A couple of months ago Stuart casually asked me to investigate Fennec performance for moving about a page, zooming and loading pages in general. Beta 1 contains the result of that:

  • There is little to no hardware graphics acceleration on mobile arm device. That combined with low memory bandwidth results in painfully slow screen updates (10x slower than crappy gfx on the desktop?). The painting engine now works hard to skip redundant draws of the page.
  • During loading pages or zooming Fennec now only draws the minimum required. In my testing complicated pages load 2-5 times faster. Zooming is now 5 times faster.
  • There is less DOM querying now. Things like checking an element’s size can cause pages to reflow resulting in a less responsive UI

Other performance highlights:

  • Fennec now features a redesigned firstrun page which not only looks better, but also contributed to a 0.5second startup speedup. Overall Beta 1 should startup is almost a second quicker than the previous release
  • The JavaScript JIT is now on by default providing a noticeable performance boost throughout Fennec.

For more info on Fennec Beta 1 and where to get it see Stuart’s blog.

Quickfix Model of Develoment

February 19th, 2009

I love new programming toys and this week is a good one for those. Ever since I laid the foundations for Dehydra I’ve been dreaming of a world where I can quickly lookup a piece of code(say something that someone complains about on IRC), fix it, get it reviewed and pushed in the most efficient manner possible. Seems that the pieces are finally falling into place.

  1. I want quick semantically aware code lookup via DXR. And guess what, there is progress in that direction.
  2. I want to DXR to provide a link to edit the code. Bespin looks like the most promising candidate for editing.
    As an aside, using canvas to do text editing is badass. I salute devs who are crazy enough to prove their point by reimplementing something (hopefully better) from scratch using an approach that hasn’t been tried before.
  3. I want my changes to be saved as a diff into bugzilla. I want that to be two way so I can edit existing patches and save them as new bugzilla attachments.
  4. From there I’d like a commit feature in bugzilla so the patch would go through try-then-push cycle that Jesse described.
  5. Having all this inplace would make it trivial to integrate random features such as crash stack trace navigation or Pork automagic refactoring.

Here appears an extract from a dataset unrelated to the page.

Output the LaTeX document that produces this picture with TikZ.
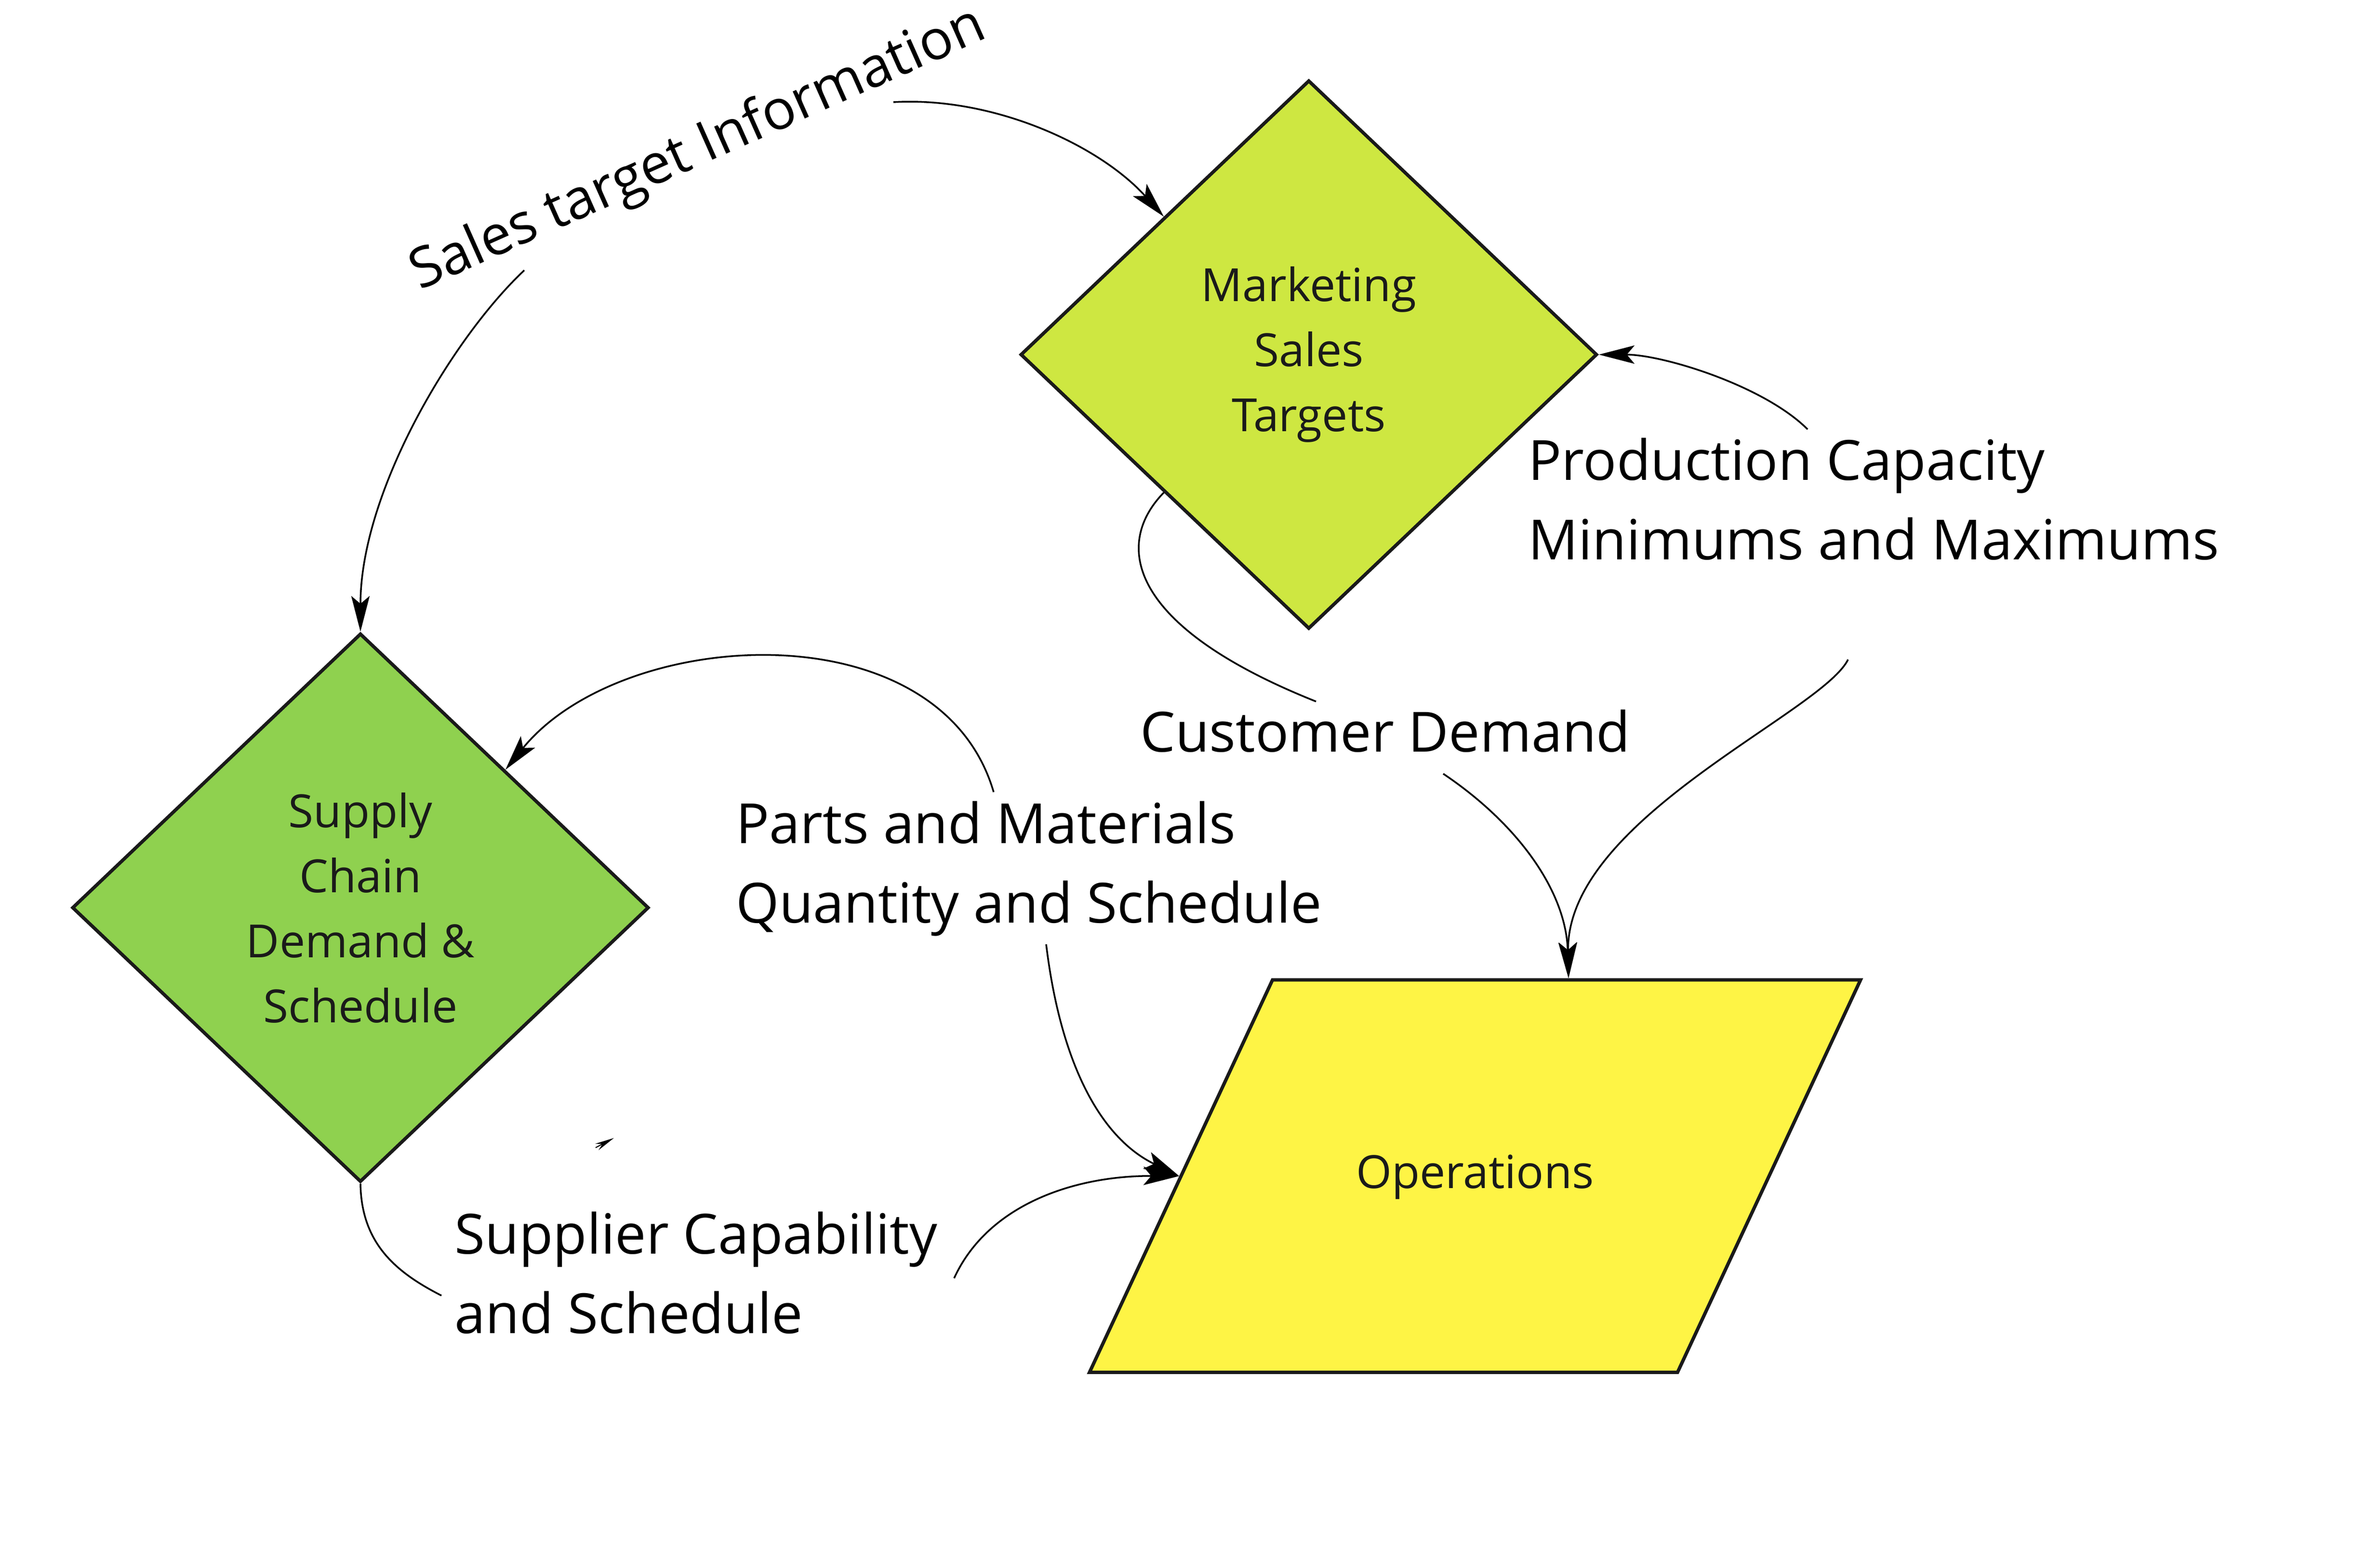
\documentclass[tikz,border=0pt]{standalone}
\usepackage{fontspec}
\setmainfont{Open Sans}
\usetikzlibrary{shapes.geometric,arrows.meta,positioning,calc}
\definecolor{mktgreen}{HTML}{CEE741}
\definecolor{supgreen}{HTML}{8FD14F}
\definecolor{opsyellow}{HTML}{FEF445}
\definecolor{edgegray}{HTML}{1A1A1A}
\tikzstyle{decision} = [diamond, draw=edgegray, line width=2pt, text=edgegray, align=center, inner sep=0pt, minimum width=11.96cm, minimum height=11.38cm, font=\fontsize{27pt}{38.4pt}\selectfont]
\tikzstyle{io} = [trapezium, trapezium left angle=65, trapezium right angle=115, draw=edgegray, line width=2pt, fill=opsyellow, text=edgegray, inner sep=0pt, text width=8.4cm, align=center, text height=4.32cm, text depth=3.82cm, font=\fontsize{27pt}{38.4pt}\selectfont]
\tikzstyle{flowtext} = [align=left, inner sep=0pt, font=\fontsize{32.7pt}{46.9pt}\selectfont]
\tikzstyle{line} = [draw, line width=1pt, -{Stealth[length=0.74cm, width=0.38cm, inset=0.16cm]}]
\tikzstyle{linefree} = [draw, line width=1pt]

\begin{document}
\begin{tikzpicture}[x=0.01cm, y=-0.01cm]
    \useasboundingbox (0,0) rectangle (4939,3239);
    \node [decision, fill=mktgreen] (marketing) at (2716,736) {Marketing\\Sales\\Targets};
    \node [decision, fill=supgreen] (supply) at (748,1884) {Supply\\Chain\\Demand \&\\Schedule};
    \node [io] (operations) at (3061,2441) {Operations};
    % multi-line labels sit on the baseline of their last line
    \node [flowtext, anchor=base west, rotate=24] (salesinfo) at (871,603) {Sales target Information};
    \node [flowtext, anchor=base west] (capacity) at (3171,1161) {Production Capacity\\Minimums and Maximums};
    \node [flowtext, anchor=base west] (customer) at (2366,1560) {Customer Demand};
    \node [flowtext, anchor=base west] (parts) at (1527,1915) {Parts and Materials\\Quantity and Schedule};
    \node [flowtext, anchor=base west] (supplier) at (943,2767) {Supplier Capability\\and Schedule};
    % loose ends next to the labels
    \coordinate (salesout1) at (1854,212);
    \coordinate (salesout2) at (1088,561);
    \coordinate (capout1) at (3751,891);
    \coordinate (capout2) at (3835,1369);
    \coordinate (custin) at (2731,1456);
    \coordinate (custout) at (2995,1606);
    \coordinate (partsout1) at (2062,1644);
    \coordinate (partsout2) at (2171,1960);
    \coordinate (supin) at (916,2689);
    \coordinate (supout) at (1980,2653);
    \coordinate (opstop) at ($(operations.top left corner)!0.502!(operations.top right corner)$);
    \coordinate (straya) at (1236,2382);
    \coordinate (strayb) at (1274,2362);
    \path [line] (salesout1) .. controls (2060,200) and (2280,300) .. (marketing.north west);
    \path [line] (salesout2) .. controls (940,700) and (748,1020) .. (supply.north);
    \path [line] (capout1) .. controls (3660,800) and (3450,736) .. (marketing.east);
    \path [line] (capout2) .. controls (3780,1480) and (3250,1700) .. (opstop);
    \path [linefree] (marketing.south west) .. controls (2310,1130) and (2340,1300) .. (custin);
    \path [line] (custout) .. controls (3150,1710) and (3250,1850) .. (opstop);
    \path [line] (partsout1) .. controls (1950,1260) and (1290,1300) .. (supply.north east);
    \path [line] (partsout2) .. controls (2200,2200) and (2280,2360) .. (operations.west);
    \path [linefree] (supply.south) .. controls (750,2580) and (820,2640) .. (supin);
    \path [line] (supout) .. controls (2050,2500) and (2230,2440) .. (operations.west);
    \path [draw, line width=0.6pt, -{Stealth[length=0.4cm, width=0.15cm]}] (straya) -- (strayb);
\end{tikzpicture}
\end{document}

Now I’m sure that most of us would still run Emacs and other desktop editors for longer development tasks. But just imagine being bored with a computer at a webcafe, boring friend, etc and having the ability to quickly jump into in the development process as easily as logging into webmail.

Security with Dehydra

February 16th, 2009

When I wrote the initial prototype of Dehydra I pondered how long it would take before it’s adopted by security guys. Unfortunately, until now take-up has been non-existent. Grep and Perl still seem to rule in that community even though the plain text approach restricts the range of possible security scans.

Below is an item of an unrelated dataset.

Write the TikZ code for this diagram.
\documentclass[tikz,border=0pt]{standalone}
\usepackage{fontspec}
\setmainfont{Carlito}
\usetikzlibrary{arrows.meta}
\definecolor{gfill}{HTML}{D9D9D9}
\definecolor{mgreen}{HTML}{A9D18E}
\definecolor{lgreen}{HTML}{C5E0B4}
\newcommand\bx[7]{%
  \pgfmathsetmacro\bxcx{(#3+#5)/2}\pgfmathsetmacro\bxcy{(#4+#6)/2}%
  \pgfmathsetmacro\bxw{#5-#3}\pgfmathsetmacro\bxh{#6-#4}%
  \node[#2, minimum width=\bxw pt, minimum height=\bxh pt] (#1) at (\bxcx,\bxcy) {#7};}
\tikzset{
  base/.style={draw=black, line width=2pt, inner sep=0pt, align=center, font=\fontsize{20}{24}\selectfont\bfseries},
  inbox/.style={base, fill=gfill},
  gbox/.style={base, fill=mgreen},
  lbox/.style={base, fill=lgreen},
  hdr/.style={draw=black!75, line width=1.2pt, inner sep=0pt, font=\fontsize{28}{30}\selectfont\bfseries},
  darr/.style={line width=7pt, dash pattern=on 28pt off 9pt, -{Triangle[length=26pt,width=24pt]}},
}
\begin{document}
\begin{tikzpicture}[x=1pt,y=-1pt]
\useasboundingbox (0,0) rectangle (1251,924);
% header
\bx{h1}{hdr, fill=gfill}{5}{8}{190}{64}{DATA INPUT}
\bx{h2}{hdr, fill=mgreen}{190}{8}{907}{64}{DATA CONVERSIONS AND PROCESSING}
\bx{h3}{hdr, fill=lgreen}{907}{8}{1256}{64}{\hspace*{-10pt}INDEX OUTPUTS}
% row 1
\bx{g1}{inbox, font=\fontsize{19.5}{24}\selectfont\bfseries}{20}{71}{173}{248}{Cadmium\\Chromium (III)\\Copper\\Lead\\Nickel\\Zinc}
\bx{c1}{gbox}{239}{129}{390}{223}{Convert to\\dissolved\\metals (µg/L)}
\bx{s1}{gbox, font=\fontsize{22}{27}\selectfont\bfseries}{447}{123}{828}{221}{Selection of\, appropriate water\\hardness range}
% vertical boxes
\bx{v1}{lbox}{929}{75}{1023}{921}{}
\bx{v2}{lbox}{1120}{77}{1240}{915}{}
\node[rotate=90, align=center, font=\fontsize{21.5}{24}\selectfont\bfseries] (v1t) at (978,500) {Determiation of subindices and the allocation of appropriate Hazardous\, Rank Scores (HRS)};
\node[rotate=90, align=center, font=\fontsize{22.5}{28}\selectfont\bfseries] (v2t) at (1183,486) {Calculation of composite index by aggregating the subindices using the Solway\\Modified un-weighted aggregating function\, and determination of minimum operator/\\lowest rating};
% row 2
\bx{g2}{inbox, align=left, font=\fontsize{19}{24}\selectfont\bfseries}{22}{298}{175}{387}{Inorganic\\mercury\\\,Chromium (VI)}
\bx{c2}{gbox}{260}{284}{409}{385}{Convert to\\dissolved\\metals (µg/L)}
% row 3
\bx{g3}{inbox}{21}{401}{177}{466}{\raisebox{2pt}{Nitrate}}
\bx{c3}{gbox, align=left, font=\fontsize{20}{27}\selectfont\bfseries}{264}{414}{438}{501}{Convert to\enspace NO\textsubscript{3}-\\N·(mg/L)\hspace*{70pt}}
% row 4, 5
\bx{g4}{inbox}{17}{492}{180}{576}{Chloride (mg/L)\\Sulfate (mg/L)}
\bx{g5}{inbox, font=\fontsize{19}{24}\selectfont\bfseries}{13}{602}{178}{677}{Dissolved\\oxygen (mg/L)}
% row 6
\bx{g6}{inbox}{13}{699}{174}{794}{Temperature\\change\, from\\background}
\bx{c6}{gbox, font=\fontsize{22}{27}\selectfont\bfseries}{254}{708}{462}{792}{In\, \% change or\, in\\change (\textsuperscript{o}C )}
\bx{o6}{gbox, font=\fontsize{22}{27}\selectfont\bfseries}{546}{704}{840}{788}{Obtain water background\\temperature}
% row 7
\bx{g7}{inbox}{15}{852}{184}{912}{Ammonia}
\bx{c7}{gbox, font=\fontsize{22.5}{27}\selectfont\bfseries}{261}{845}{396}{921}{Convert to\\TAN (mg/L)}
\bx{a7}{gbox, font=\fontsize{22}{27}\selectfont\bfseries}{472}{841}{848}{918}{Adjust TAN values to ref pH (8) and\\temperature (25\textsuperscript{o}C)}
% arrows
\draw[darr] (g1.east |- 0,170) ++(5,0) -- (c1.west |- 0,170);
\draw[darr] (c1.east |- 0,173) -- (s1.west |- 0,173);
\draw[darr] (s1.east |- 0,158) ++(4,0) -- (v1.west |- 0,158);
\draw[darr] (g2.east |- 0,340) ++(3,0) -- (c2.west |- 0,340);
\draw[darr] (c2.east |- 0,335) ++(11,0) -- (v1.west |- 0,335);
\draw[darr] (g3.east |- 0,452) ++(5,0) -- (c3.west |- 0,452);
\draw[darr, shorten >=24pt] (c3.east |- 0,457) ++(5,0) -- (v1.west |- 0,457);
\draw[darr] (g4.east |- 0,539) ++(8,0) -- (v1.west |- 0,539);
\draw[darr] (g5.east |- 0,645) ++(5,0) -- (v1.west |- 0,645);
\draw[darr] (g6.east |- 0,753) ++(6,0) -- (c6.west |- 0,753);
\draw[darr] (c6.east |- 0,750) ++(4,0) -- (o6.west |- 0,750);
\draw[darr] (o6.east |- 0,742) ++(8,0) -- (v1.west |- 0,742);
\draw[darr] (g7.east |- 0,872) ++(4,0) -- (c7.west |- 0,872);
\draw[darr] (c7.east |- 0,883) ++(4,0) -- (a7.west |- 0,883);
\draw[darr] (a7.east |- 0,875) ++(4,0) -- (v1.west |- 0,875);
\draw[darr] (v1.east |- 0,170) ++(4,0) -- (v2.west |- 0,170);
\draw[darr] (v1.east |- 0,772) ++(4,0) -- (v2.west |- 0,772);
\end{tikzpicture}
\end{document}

Normally I would be tempted to rant on how grep is convenient yet limiting. However Ben Kurtz discovered Dehydra for security scans and did a great job explaining the issues involved. Thanks to Georgi for linking me to Ben’s post.

LWN published an article about a tool that does refactoring of C code. Guess what, it’s yet another tool on top of a crappy C-parser that will never grok C well or even hope to support C++. To my great disappointment the author was not aware of my work on Pork. Clearly I have failed in letting people know that complex C and C++ can be refactored with (somewhat raw, but powerful) open source tools.

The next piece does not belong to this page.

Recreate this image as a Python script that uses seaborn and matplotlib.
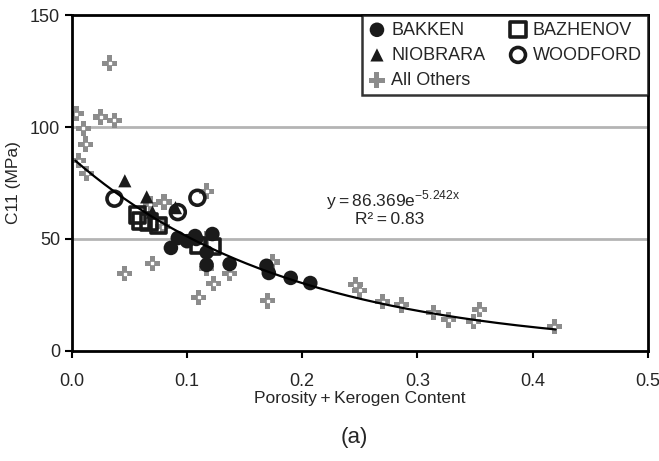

In addition to Dehydra (which is even mentioned in the first comment, yay!), I also maintain Pork – a fork of oink that is well suited to large-scale refactoring of real-world C/C++ code.

So far pork has been used for “minor” things like renaming classes&functions, rotating outparameters and correcting prbool bugs. Additionally, Pork proved itself in an experiment which involved rewriting almost every function(ie generating a 3+MB patch) in Mozilla to use garbage collection instead of reference-counting.

So to summarize:

  • Refactoring C is hard, but C++ is much harder
  • For refactoring C++ there is no better toolchain to start with than Pork
  • Pork shares no code with Dehydra.
  • Pork is built on the Elsa parser which makes it well-suited for rewriting large amounts of code. Dehydra’s isn’t suitable for rewriting code due to GCC providing a very lossy AST and incomplete location information.
  • Pork is not as convenient for analysis needs as Dehydra

For any questions regarding Pork feel free to post on the mailing list or ping me on IRC.

Language Wars

I find it depressing that the comments to the LWN article ended up being about language wars rather than the refactoring topic. Pork is written in C++ which is much more widely known than OCaml. However, I seriously doubt it’s easier for anyone to hack on advanced compiler frontend pieces in a language as ill-suited for the task as C++.

GCC Plugins are a Go!

January 27th, 2009

The nice folks at FSF allowed GCC have plugins. In a couple of GCC releases, Dehydra(4.5 if we are lucky) will work with distribution GCCs. Of course the API is yet to be decided on, but we have been coordinating with authors of other GCC plugin efforts to ensure that the final API meets reasonable needs.

In the future enabling static analysis checks will involve little more than specifying –with-static-checking in your Mozilla build!

JSHydra

The other breakthrough news is that Joshua Cranmer has been working on hooking up a *hydra style API to the Spidermonkey parser. This resulted in JSHydra. Ability to look into JavaScript has been sorely missing from our stack, so this is extremely exciting.